By Matt Heller
When the State of Vermont Natural Resources Board approved the plan to demolish Founder’s Hall last month, it did not give the green light for the school to start taking down the original building of Saint Michael’s College right away. After the November 12 approval, a 30-day appeal window began.
Sara Dillon ‘77, who heard about the plans to tear down the building about a year ago, said she was speechless when she found out and will appeal this most recent decision.
“Once you knock down that building and it’s gone, I think you’ve really lost the soul of the college,” Dillon said.
In her request for party status, Dillon said that the school has neglected the building and that an independent and objective assessment of the Founder’s was absent. However, in 2009, Hartgen Archaeological Associates conducted a report on the building, determining it to be in poor condition with major deficiencies. Additionally, Joel Ribout, Associate Director of Facilities, said a 2011 report on the building was conducted by an outside structural engineer, a mechanical engineer, and an architect.

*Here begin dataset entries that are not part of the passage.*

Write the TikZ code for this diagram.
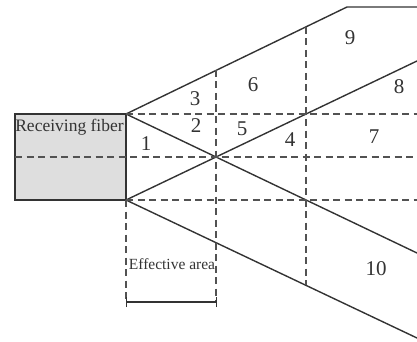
\documentclass[tikz,border=0pt]{standalone}
\usepackage{fontspec}
\setmainfont{Liberation Serif}
\definecolor{ink}{HTML}{333333}
\tikzset{
  solidline/.style={draw=ink,line width=1.4pt},
  dashline/.style={draw=ink!85,line width=1.1pt,dash pattern=on 7pt off 4.5pt},
  num/.style={text=ink,inner sep=0pt,font=\fontsize{21}{21}\selectfont},
  lab/.style={text=ink,inner sep=0pt},
}
\begin{document}
\begin{tikzpicture}[x=1pt,y=-1pt]
\useasboundingbox (0,0) rectangle (417,342);
\coordinate (fl) at (15,114);
\coordinate (ft) at (126,114);
\coordinate (fm) at (15,157);
\coordinate (fb) at (126,200);
\coordinate (flb) at (15,200);
\coordinate (c) at (216,157);
\coordinate (kink) at (347,7);
\coordinate (topend) at (417,7);
\coordinate (t1) at (216,70);
\coordinate (t2) at (306,27);
\coordinate (b2) at (306,285);
\coordinate (e1) at (417,61);
\coordinate (e2) at (417,253);
\coordinate (e3) at (417,338);
\coordinate (rm) at (417,157);
\coordinate (r1) at (417,114);
\coordinate (r2) at (417,200);
\coordinate (bl) at (126,302);
\coordinate (br) at (216,302);
\fill[fill=black!13] (fl) rectangle (fb);
\draw[solidline] (fl) -- (ft) -- (fb) -- (flb) -- cycle;
\draw[solidline] (ft) -- (kink) -- (topend);
\draw[solidline] (fb) -- (e1);
\draw[solidline] (ft) -- (e2);
\draw[solidline] (fb) -- (e3);
\draw[dashline] (fm) -- (rm);
\draw[dashline] (ft) -- (r1);
\draw[dashline] (fb) -- (r2);
\draw[dashline] (fb) -- (bl);
\draw[dashline] (t1) -- (br);
\draw[dashline] (t2) -- (b2);
\draw[solidline] (bl) -- (br);
\draw[solidline,line width=1pt] ([yshift=-5pt]bl) -- ([yshift=5pt]bl);
\draw[solidline,line width=1pt] ([yshift=-5pt]br) -- ([yshift=5pt]br);
\node[lab,font=\fontsize{17.5}{18}\selectfont] (rf) at (69.5,127) {Receiving fiber};
\node[lab,font=\fontsize{15.5}{16}\selectfont] (ea) at (172,264) {Effective area};
\node[num] (n1) at (146,144) {1};
\node[num] (n2t) at (196,126) {2};
\node[num] (n3) at (195,99) {3};
\node[num] (n4) at (290,140) {4};
\node[num] (n5) at (242,129) {5};
\node[num] (n6) at (253,85) {6};
\node[num] (n7) at (374,137) {7};
\node[num] (n8) at (399,87) {8};
\node[num] (n9) at (350,38) {9};
\node[num] (n10) at (376,269) {10};
\end{tikzpicture}
\end{document}
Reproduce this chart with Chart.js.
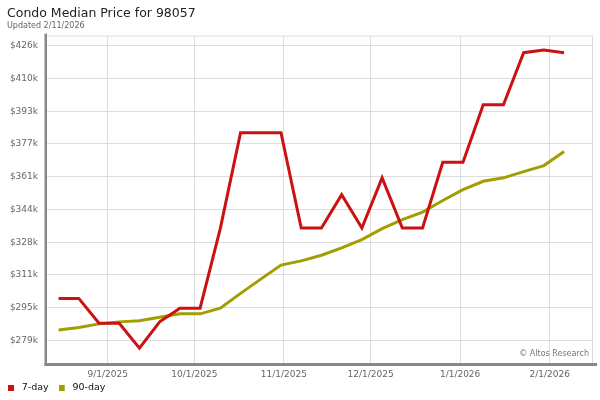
<!DOCTYPE html>
<html><head><meta charset="utf-8">
<script src="https://cdn.jsdelivr.net/npm/chart.js@4/dist/chart.umd.min.js"></script>
<style>html,body{margin:0;padding:0;background:#fff}#wrap{width:600px;height:400px}</style>
</head><body><div id="wrap"><canvas id="c" width="600" height="400"></canvas></div>
<script>
const dates = ['2025-08-15','2025-08-22','2025-08-29','2025-09-05','2025-09-12','2025-09-19','2025-09-26',
  '2025-10-03','2025-10-10','2025-10-17','2025-10-24','2025-10-31','2025-11-07','2025-11-14','2025-11-21',
  '2025-11-28','2025-12-05','2025-12-12','2025-12-19','2025-12-26','2026-01-02','2026-01-09','2026-01-16',
  '2026-01-23','2026-01-30','2026-02-06'];
const sevenDay = [300.0,300.0,287.6,287.6,275.2,288.3,295.1,295.1,334.9,382.6,382.6,382.6,335.1,335.1,351.7,
  335.1,360.1,335.1,335.1,367.9,367.9,396.5,396.5,422.5,423.8,422.5];
const ninetyDay = [284.3,285.5,287.3,288.3,288.9,290.6,292.3,292.3,295.1,302.5,309.6,316.6,318.7,321.5,325.2,
  329.3,334.8,339.3,343.0,348.8,354.2,358.4,360.1,363.2,366.2,373.2];
const yTickLabels = ['$279k','$295k','$311k','$328k','$344k','$361k','$377k','$393k','$410k','$426k'];
const xTickLabels = ['9/1/2025','10/1/2025','11/1/2025','12/1/2025','1/1/2026','2/1/2026'];
const xRange = ['2025-08-11','2026-02-16'];
const yRange = [267.8, 431.0];

const DAY = 86400000;
const origin = Date.UTC(2025, 8, 1);
function dayOf(iso){ const [y,m,d] = iso.split('-').map(Number); return (Date.UTC(y,m-1,d) - origin) / DAY; }
function dayOfUS(s){ const [m,d,y] = s.split('/').map(Number); return (Date.UTC(y,m-1,d) - origin) / DAY; }
const kOf = s => parseFloat(s.replace(/[^0-9.]/g,''));
const yFirst = kOf(yTickLabels[0]), yLast = kOf(yTickLabels[yTickLabels.length-1]);
const yStep = (yLast - yFirst) / (yTickLabels.length - 1);

const pts = arr => arr.map((v,i) => ({x: dayOf(dates[i]), y: v}));

function legendSwatch(color){
  const c = document.createElement('canvas');
  c.width = 9; c.height = 6;
  const g = c.getContext('2d');
  g.fillStyle = color; g.fillRect(0, 0, 6, 6);
  return c;
}

const frame = {
  id: 'frame',
  afterLayout(chart){
    const l = chart.legend;
    if (l) { l.top -= 10; l.left -= 9; }
  },
  beforeDatasetsDraw(chart){
    const {ctx, chartArea: a} = chart;
    ctx.save();
    ctx.strokeStyle = '#dddddd'; ctx.lineWidth = 1;
    ctx.beginPath();
    ctx.moveTo(a.left, a.top + 0.5); ctx.lineTo(a.right, a.top + 0.5);
    ctx.moveTo(a.right - 0.5, a.top); ctx.lineTo(a.right - 0.5, a.bottom);
    ctx.stroke();
    ctx.fillStyle = '#888888';
    ctx.fillRect(a.left - 2.5, a.top - 2, 2.5, a.bottom - a.top + 5);
    ctx.fillRect(a.left - 2.5, a.bottom, a.right - a.left + 6.5, 3);
    ctx.fillStyle = '#777777';
    ctx.font = '8px "DejaVu Sans"';
    ctx.textAlign = 'right'; ctx.textBaseline = 'middle';
    ctx.fillText('\u00A9 Altos Research', a.right - 4, a.bottom - 9);
    ctx.restore();
  }
};

new Chart(document.getElementById('c'), {
  type: 'line',
  data: {
    datasets: [
      {label: '7-day', data: pts(sevenDay), borderColor: '#cc1111', backgroundColor: '#cc1111',
       borderWidth: 3, pointRadius: 0, tension: 0, fill: false, pointStyle: legendSwatch('#cc1111')},
      {label: '90-day', data: pts(ninetyDay), borderColor: '#a39e00', backgroundColor: '#a39e00',
       borderWidth: 3, pointRadius: 0, tension: 0, fill: false, pointStyle: legendSwatch('#a39e00')}
    ]
  },
  options: {
    responsive: false, animation: false, devicePixelRatio: 1,
    layout: {padding: {left: 7, right: 7, top: 0, bottom: 0}},
    plugins: {
      title: {display: true, text: 'Condo Median Price for 98057', align: 'start', color: '#222222',
        font: {family: 'DejaVu Sans', size: 12.5, weight: 'normal'}, padding: {top: 6, bottom: 0}},
      subtitle: {display: true, text: 'Updated 2/11/2026', align: 'start', color: '#666666',
        font: {family: 'DejaVu Sans', size: 8, weight: 'normal'}, padding: {top: 0, bottom: 5}},
      legend: {position: 'bottom', align: 'start', maxHeight: 17,
        labels: {usePointStyle: true, pointStyleWidth: 9, boxHeight: 6, padding: 10, color: '#111111',
          font: {family: 'DejaVu Sans', size: 9.5}}},
      tooltip: {enabled: false}
    },
    scales: {
      x: {type: 'linear', min: dayOf(xRange[0]), max: dayOf(xRange[1]),
        afterBuildTicks: s => { s.ticks = xTickLabels.map(l => ({value: dayOfUS(l)})); },
        afterFit: s => { s.height = 20; },
        ticks: {autoSkip: false, maxRotation: 0, padding: 6.5, color: '#666666',
          font: {family: 'DejaVu Sans', size: 9},
          callback: (v, i) => xTickLabels[i]},
        grid: {color: '#dddddd', drawTicks: false},
        border: {display: false}},
      y: {type: 'linear', min: yRange[0], max: yRange[1],
        afterBuildTicks: s => { s.ticks = yTickLabels.map((l, i) => ({value: yFirst + i * yStep})); },
        afterFit: s => { s.width = 40; },
        ticks: {autoSkip: false, padding: 9, color: '#666666',
          font: {family: 'DejaVu Sans', size: 9},
          callback: (v, i) => yTickLabels[i]},
        grid: {color: '#dddddd', drawTicks: false},
        border: {display: false}}
    }
  },
  plugins: [frame]
});
</script></body></html>
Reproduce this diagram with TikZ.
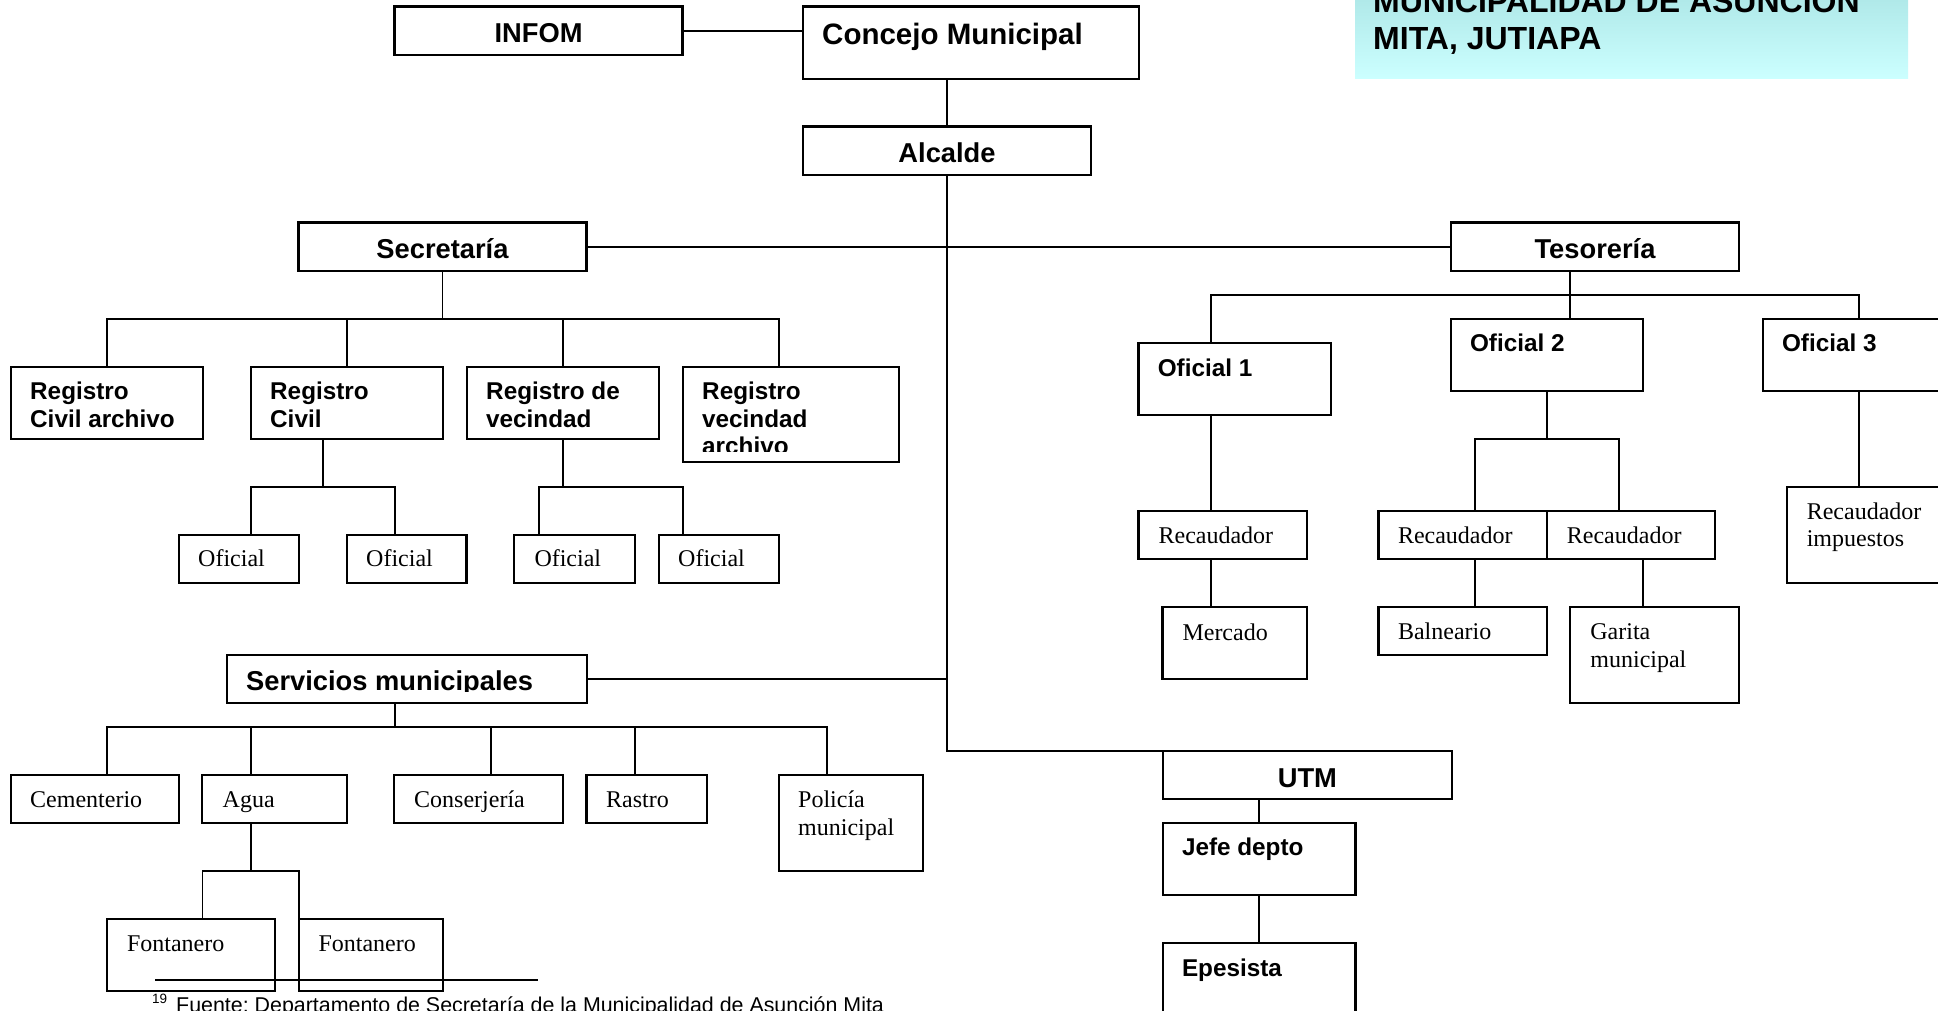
\documentclass[tikz,border=0pt]{standalone}
\usepackage{fontspec}
\setmainfont{Liberation Serif}
\newfontfamily\arialfam{Liberation Sans}
\frenchspacing
\definecolor{tTop}{RGB}{176,233,233}
\definecolor{tBot}{RGB}{204,255,255}
\newcommand\mkbox[5]{\pgfmathsetmacro\mkbw{#4-#2}\pgfmathsetmacro\mkbh{#5-#3}\node[bx,minimum width=\mkbw pt,minimum height=\mkbh pt,anchor=north west] (#1) at (#2,#3) {};}
\newcommand\mlines[1]{\begin{tabular}[t]{@{}l@{}}#1\end{tabular}}
\tikzset{
  bx/.style={draw, line width=2.1pt, inner sep=0pt, outer sep=0pt},
  ln/.style={line width=1.8pt},
  hb/.style={inner sep=0pt, font=\arialfam\bfseries\fontsize{27.3}{31.4}\selectfont},
  sb/.style={inner sep=0pt, anchor=base west, font=\arialfam\bfseries\fontsize{24.3}{27.8}\selectfont},
  sr/.style={inner sep=0pt, anchor=base west, font=\fontsize{24}{27.8}\selectfont},
}
\begin{document}
\begin{tikzpicture}[x=1pt,y=-1pt]
\useasboundingbox (0,0) rectangle (1938,1011);
\clip (0,0) rectangle (1938,1011);
\fill[white] (0,0) rectangle (1938,1011);
% title box
\node[inner sep=0pt, outer sep=0pt, minimum width=553pt, minimum height=79pt, anchor=south west, top color=tTop, bottom color=tBot] (ttlbox) at (1355,78.7) {};
\node[inner sep=0pt, anchor=base west, font=\arialfam\bfseries\fontsize{32}{36.6}\selectfont] (ttl) at (1373,12.7) {\mlines{MUNICIPALIDAD DE ASUNCIÓN\\MITA, JUTIAPA}};
% boxes
\mkbox{infom}{394.5}{6.5}{682.5}{55}
\mkbox{concejo}{803}{6.5}{1139}{79}
\mkbox{alc}{803}{126.5}{1091}{175}
\mkbox{sec}{298.5}{222.5}{586.5}{271}
\mkbox{tes}{1451}{222.5}{1739}{271}
\mkbox{rca}{11}{367}{203}{439}
\mkbox{rc}{251}{367}{443}{439}
\mkbox{rdv}{467}{367}{659}{439}
\mkbox{rva}{683}{367}{899}{462}
\mkbox{ofa}{178.7}{534.7}{298.7}{583}
\mkbox{ofb}{346.6}{534.7}{466.5}{583}
\mkbox{ofc}{514.4}{534.7}{635}{583}
\mkbox{ofd}{658.6}{534.7}{778.6}{583}
\mkbox{ofi1}{1138.5}{342.7}{1331}{415}
\mkbox{ofi2}{1450.6}{319}{1643}{390.7}
\mkbox{ofi3}{1762.7}{319}{1955.3}{390.7}
\mkbox{rec1}{1138.5}{510.7}{1306.8}{559}
\mkbox{merc}{1162.5}{606.7}{1306.8}{679}
\mkbox{rec2a}{1378.5}{510.7}{1546.8}{559}
\mkbox{rec2b}{1546.8}{510.7}{1715.2}{559}
\mkbox{baln}{1378.5}{606.7}{1546.8}{655}
\mkbox{gar}{1570.3}{606.7}{1739.2}{703}
\mkbox{rimp}{1786.8}{486.7}{1955.2}{582.7}
\mkbox{serv}{226.6}{654.7}{587}{702.7}
\mkbox{cem}{10.9}{774.7}{179.3}{823}
\mkbox{agua}{202.4}{774.7}{346.6}{823}
\mkbox{cons}{394.4}{774.7}{562.9}{823}
\mkbox{rast}{586.5}{774.7}{707}{823}
\mkbox{pol}{778.6}{774.7}{923.4}{870.7}
\mkbox{font1}{106.6}{919}{275}{991}
\mkbox{font2}{298.7}{919}{443}{991}
\mkbox{utm}{1163}{751}{1451.7}{799}
\mkbox{jefe}{1163}{822.7}{1355.5}{895}
\mkbox{epes}{1163}{943}{1355.5}{1015.3}
% junction coordinates
\coordinate (xrva) at (778.6,0);
\coordinate (xrc) at (323,0);
\coordinate (xofa) at (250.8,0);
\coordinate (xofb) at (395,0);
\coordinate (xofc) at (538.6,0);
\coordinate (xofd) at (682.8,0);
\coordinate (ysb) at (0,318.7);
\coordinate (yrcb) at (0,486.7);
\coordinate (xtes) at (1570.3,0);
\coordinate (ytb) at (0,294.7);
\coordinate (xo1) at (1210.6,0);
\coordinate (yt2b) at (0,438.7);
\coordinate (xr2a) at (1475.2,0);
\coordinate (xr2b) at (1619,0);
\coordinate (xgar) at (1643,0);
\coordinate (xsv) at (395,0);
\coordinate (ysvb) at (0,726.7);
\coordinate (xcem) at (106.6,0);
\coordinate (xag) at (250.8,0);
\coordinate (xcons) at (490.8,0);
\coordinate (xrast) at (635,0);
\coordinate (xpol) at (827,0);
\coordinate (yagb) at (0,870.7);
\coordinate (xf1) at (202.4,0);
\coordinate (xf2) at (298.7,0);
% connectors
\draw[ln] (infom.east) -- (infom.east -| concejo.west);
\draw[ln] (alc.north) -- (alc.north |- concejo.south);
\draw[ln] (alc.south) |- (utm.north west);
\draw[ln, line width=2.2pt] (sec.east) -- (tes.west);
\draw[ln] (serv.east) -- (serv.east -| alc.south);
\draw[ln] (sec.south) -- (sec.south |- ysb);
\draw[ln] (rca.north) |- (xrva |- ysb) -- (xrva |- rva.north);
\draw[ln] (rc.north) -- (rc.north |- ysb);
\draw[ln] (rdv.north) -- (rdv.north |- ysb);
\draw[ln] (xrc |- rc.south) -- (xrc |- yrcb);
\draw[ln] (xofa |- ofa.north) |- (xofb |- yrcb) -- (xofb |- ofb.north);
\draw[ln] (rdv.south) -- (rdv.south |- yrcb);
\draw[ln] (xofc |- ofc.north) |- (xofd |- yrcb) -- (xofd |- ofd.north);
\draw[ln] (xtes |- tes.south) -- (xtes |- ytb);
\draw[ln] (xo1 |- ofi1.north) |- (ofi3.north |- ytb) -- (ofi3.north);
\draw[ln] (xtes |- ytb) -- (xtes |- ofi2.north);
\draw[ln] (xo1 |- ofi1.south) -- (xo1 |- rec1.north);
\draw[ln] (xo1 |- rec1.south) -- (xo1 |- merc.north);
\draw[ln] (ofi2.south) -- (ofi2.south |- yt2b);
\draw[ln] (xr2a |- rec2a.north) |- (xr2b |- yt2b) -- (xr2b |- rec2b.north);
\draw[ln] (xr2a |- rec2a.south) -- (xr2a |- baln.north);
\draw[ln] (xgar |- rec2b.south) -- (xgar |- gar.north);
\draw[ln] (ofi3.south) -- (ofi3.south |- rimp.north);
\draw[ln] (xsv |- serv.south) -- (xsv |- ysvb);
\draw[ln] (xcem |- cem.north) |- (xpol |- ysvb) -- (xpol |- pol.north);
\draw[ln] (xag |- ysvb) -- (xag |- agua.north);
\draw[ln] (xcons |- ysvb) -- (xcons |- cons.north);
\draw[ln] (xrast |- ysvb) -- (xrast |- rast.north);
\draw[ln] (xag |- agua.south) -- (xag |- yagb);
\draw[ln] (xf1 |- font1.north) |- (xf2 |- yagb) -- (xf2 |- font2.north);
\draw[ln] (jefe.north) -- (jefe.north |- utm.south);
\draw[ln] (jefe.south) -- (epes.north);
% texts
\node[hb, anchor=base] (infom-t) at (538.5,42.7) {INFOM};
\node[inner sep=0pt, anchor=base west, font=\arialfam\bfseries\fontsize{29.5}{34}\selectfont] (concejo-t) at (822,44.3) {Concejo Municipal};
\node[hb, anchor=base] (alc-t) at (947,162.3) {Alcalde};
\node[hb, anchor=base] (sec-t) at (442.5,258.3) {Secretaría};
\node[hb, anchor=base] (tes-t) at (1595,258.7) {Tesorería};
\node[sb] (rca-t) at (30,399.3) {\mlines{Registro\\Civil archivo}};
\node[sb] (rc-t) at (270,399.3) {\mlines{Registro\\Civil}};
\node[sb] (rdv-t) at (486,399.3) {\mlines{Registro de\\vecindad}};
\begin{scope}
\clip (rva.north west) rectangle (899,451.7);
\node[sb] (rva-t) at (702,399.3) {\mlines{Registro\\vecindad\\archivo}};
\end{scope}
\node[sr] (ofa-t) at (198,566.7) {Oficial};
\node[sr] (ofb-t) at (366,566.7) {Oficial};
\node[sr] (ofc-t) at (534.3,566.7) {Oficial};
\node[sr] (ofd-t) at (678,566.7) {Oficial};
\node[sb] (ofi1-t) at (1157.6,376) {Oficial 1};
\node[sb] (ofi2-t) at (1469.8,351.7) {Oficial 2};
\node[sb] (ofi3-t) at (1781.8,351.7) {Oficial 3};
\node[sr] (rec1-t) at (1158.4,543.3) {Recaudador};
\node[sr] (merc-t) at (1182.3,640) {Mercado};
\node[sr] (rec2a-t) at (1397.8,543.3) {Recaudador};
\node[sr] (rec2b-t) at (1566.7,543.3) {Recaudador};
\node[sr] (baln-t) at (1397.8,639.5) {Balneario};
\node[sr] (gar-t) at (1590.2,639.5) {\mlines{Garita\\municipal}};
\node[sr] (rimp-t) at (1806.6,519) {\mlines{Recaudador\\impuestos}};
\begin{scope}
\clip (serv.north west) rectangle (587,691.7);
\node[hb, anchor=base west] (serv-t) at (246,690) {Servicios municipales};
\end{scope}
\node[sr] (cem-t) at (30,807.3) {Cementerio};
\node[sr] (agua-t) at (222.5,807.3) {Agua};
\node[sr] (cons-t) at (414,807.3) {Conserjería};
\node[sr] (rast-t) at (606,807.3) {Rastro};
\node[sr] (pol-t) at (798,807.3) {\mlines{Policía\\municipal}};
\node[sr] (font1-t) at (126.8,951.7) {Fontanero};
\node[sr] (font2-t) at (318.3,951.7) {Fontanero};
\node[hb, anchor=base] (utm-t) at (1307.35,787.3) {UTM};
\node[sb] (jefe-t) at (1181.8,855.7) {Jefe depto};
\node[sb] (epes-t) at (1181.8,976) {Epesista};
% footnote
\coordinate (fr1) at (155,980);
\coordinate (fr2) at (538.3,980);
\draw[line width=1.7pt] (fr1) -- (fr2);
\node[inner sep=0pt, anchor=base west, font=\arialfam\fontsize{21.4}{24}\selectfont] (fn) at (152,1012.5) {\raisebox{9pt}{\fontsize{13.5}{15}\selectfont 19}\kern 9pt Fuente: Departamento de Secretaría de la Municipalidad de Asunción Mita};
\end{tikzpicture}
\end{document}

Founder’s Hall, built in 1904, was once the entire college. In recent history, the administration has occupied offices on the first floor, with students living on the other three. The building has been vacant after administration’s departure this past summer.
In 2014, the Vermont Division for Historic Preservation reviewed the project and recommended to the Act 250 program that it would have an Adverse Effect, Not Undue. According to Laura Trieschmann, State Historic Preservation Officer, this means that the demolition will have adverse effects regarding historic resources, but essentially, there weren’t any alternatives.
Act 250, Vermont’s land use and development law, seeks the “Not Undue” status by mitigating adverse effects. In terms of Founder’s Hall, this means saving and restoring the Annex, as well as preserving the cupola. According to Trieshmann, a restoration of the building would essentially be a reconstruction. While reconstructions aren’t rare, they do degrade historic integrity and can be costly.
According to Ribout, Founder’s demolition will cost around $750,000 and will be conducted by Casella Waste Systems. With additional permitting and engineering fees, the total project cost will be around $1 million. This is significantly less than a restoration of the building, which, Ribout said, would cost between $10 and $20 million.
In the event that the building stays, Dillon has ideas such as turning it into an admission center or an archival display, even if this costs $10 or $15 million.
“Further annoying me, [the administration] pitted the students against the building. I’m not against the students, I just think it’s a separate stream of money,” Dillon said. While there are historic preservation grants available through the state, they are capped at $20,000.
The Society of Saint Edmund offered communal support for the demolition. A letter signed by Superior General Very Reverend David G. Cray says that the Edmundite contribution to the school has been spiritual and intellectual, not architectural, and the heart of the college is in the people, not the buildings.
“I think it’s unfortunate that we’re at this point, talking about a historic building this way, but I get the challenges. The priority is to educate, not preserve buildings, and it’s very difficult to do both,” Trieschmann said.
While she couldn’t think of any specific examples of colleges tearing down their original buildings, Trieschmann said it’s not necessarily a rare occurrence. She mentioned that the University of Vermont and Middlebury College are regularly challenged to provide maintenance to their historic buildings to meet current standards.
“A lot of schools are short changing their maintenance so that it’s costing them more to fix a building than it should. They’re having to look and say, ‘Is this a building we can either deaccession or do we just have to tear it down?’” she said.
Dillon will have until December 12 to appeal the decision. If granted party status, she could request a public hearing and shift her argument to the merits of the building as opposed to why she should be considered an interested party.
As the building continues to stand unoccupied, the school still has to heat the inside to prevent burst pipes, Ribout said. As time goes by, it will become more and more evident that the building is not being used.
“Having something sit there and become apparent that it is not coming down, I think is worse than having it come down now,” Ribout said. In the absence of a successful appeal, Ribout hopes that the building would be down in March and the cupola would be preserved in place by the spring.
That’s the last thing Dillon wants to see.
“If they go ahead and demolish it, I will be very, very angry for a very long time because it all seems so unnecessary. That’s poor planning over a long period of time and poor management, in my opinion,” Dillon said.
Conflicting voices over cupola preservation
Ribout said the college intends to preserve the cupola, the structure found at the top of Founder’s as well as on the college’s logo. However, without a full understanding of its condition, the school has agreed to work with the Division for Historic Preservation on a restoration project that would act in the interest of both parties, and therefore satisfy stipulations of the Act 250 permit. This means that if the cupola is not in good condition, complete preservation may be compromised.
Trieschmann said the cupola is to be saved and preserved. If not, she said it would re-open the permit. In the November 12 land use permit issued by the state, one section states that the school should remove the belfry (cupola) in a way that it can be preserved and viewed by the campus community. It also says that the school should consult with VDHP for a final preservation plan.